The Park Service granted the Conns a special use permit, meaning Jan and Herb Conn could volunteer all the time they wanted exploring, as long as they also mapped their routes. Then the Park Service sat back in awe as the duo, accompanied by Deal and a series of other capable partners, filed reports describing a dizzyingly complex network of passageways, lofts, and chambers.
Jan and Herb named their finds: Mighty Tight Street, Long Winded Passage, Carnegie Hall, Torture Chamber, Hell's Half Acre, The Other Half Acre, Black and Blue Grottoes, to name a few. Santa Claus Chimney they discovered one Christmas Eve. Benny's Vault echoed like a sound effect they remembered from Jack Benny's radio show. Within a couple years they'd found big, scenic chambers perfect for public tours; problem was, it took seasoned spelunkers a good ten hours to reach those chambers from the cave's entrance. The Conns helped the Park Service calculate where to drill a vertical shaft, from the surface to the scenic chambers 190 feet below, so visitors could eventually descend by elevator in about 30 seconds (prior to the elevator the Park Service offered tours in the natural entrance vicinity, still the area for candlelight tours today.)
As early visitors stepped off the elevator, Jan and Herb were exploring remote sections of the cave to the southeast, through tight passages called Calorie Counter, Miseries and, tighter yet, Mini Miseries. In the era when Apollo astronauts stepped on the moon, the Conns also left footprints where no one had walked before. On December 4, 1973, they recorded the cave's 50th mile — a mark deemed unthinkable a few years earlier.

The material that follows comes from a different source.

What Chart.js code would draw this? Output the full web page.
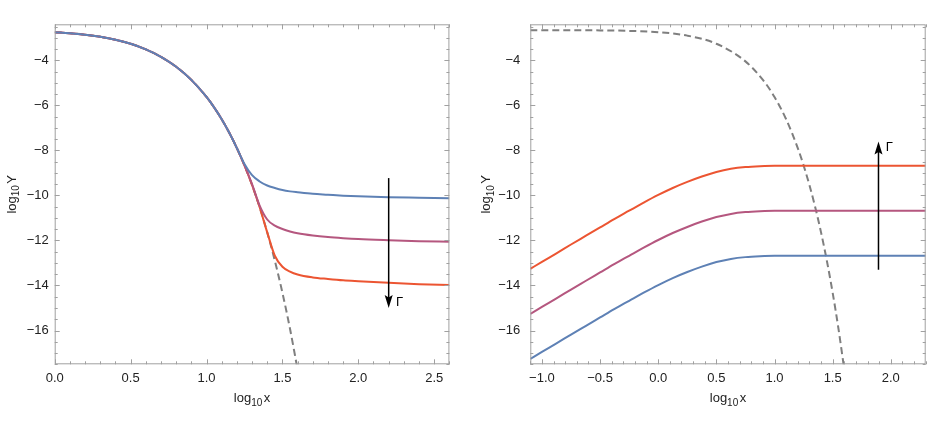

"You don't do it for the mileage," said Jan. "And yet the mileage gets in your blood." That's especially true as a cave climbs onto the list of the world's longest.
|The Conns fell in love with each other and then with rock climbing. Photo by Paul Higbee.|
Now, almost two decades after the Conns turned the exploration over to others, the mileage continues to mount. There's long been speculation that Jewel and Wind caves might be one and the same, but Jan and Herb couldn't imagine spelunkers proving it so. Eight hours of rugged going from the elevator will take you two miles toward Wind Cave; that's as far as Jewel's been explored that direction. From that point, the nearest Wind Cave could be is about 20 miles (those 110 known miles don't run anywhere near 20 miles in any one direction; they twist and double back to form a baffling maze).
Today visitors can take guided tours in the elevator vicinity, where there are electric lights and smooth walkways, or they can take the more rugged candlelight excursions. And for those small enough and physically fit enough, there are spelunking tours that let you feel like Jan and Herb for a few hours. Combined, these tours take visitors to only a tiny portion of this mostly wild cave.
Yet another way to experience Jewel Cave is by reading the Conns' book, The Jewel Cave Adventure – Fifty Miles Of Discovery Under South Dakota, published in 1977 by the National Speleological Society. Filled with the excitement of discovery and lots of humor, the book even features a recipe for spelunkers' bread, and cave songs Jan composed.
Once committed to a wayfaring lifestyle, the Conns seldom traveled in the years before Herb's death in 2002. Jan and Herb said they'd cling to most any excuse to stay home, like deciding canned goods might freeze in their absence.
"Anyway," said one visitor, "out here you're living a life people dream of."
"If they really dreamed it," said Jan, "they'd be living it."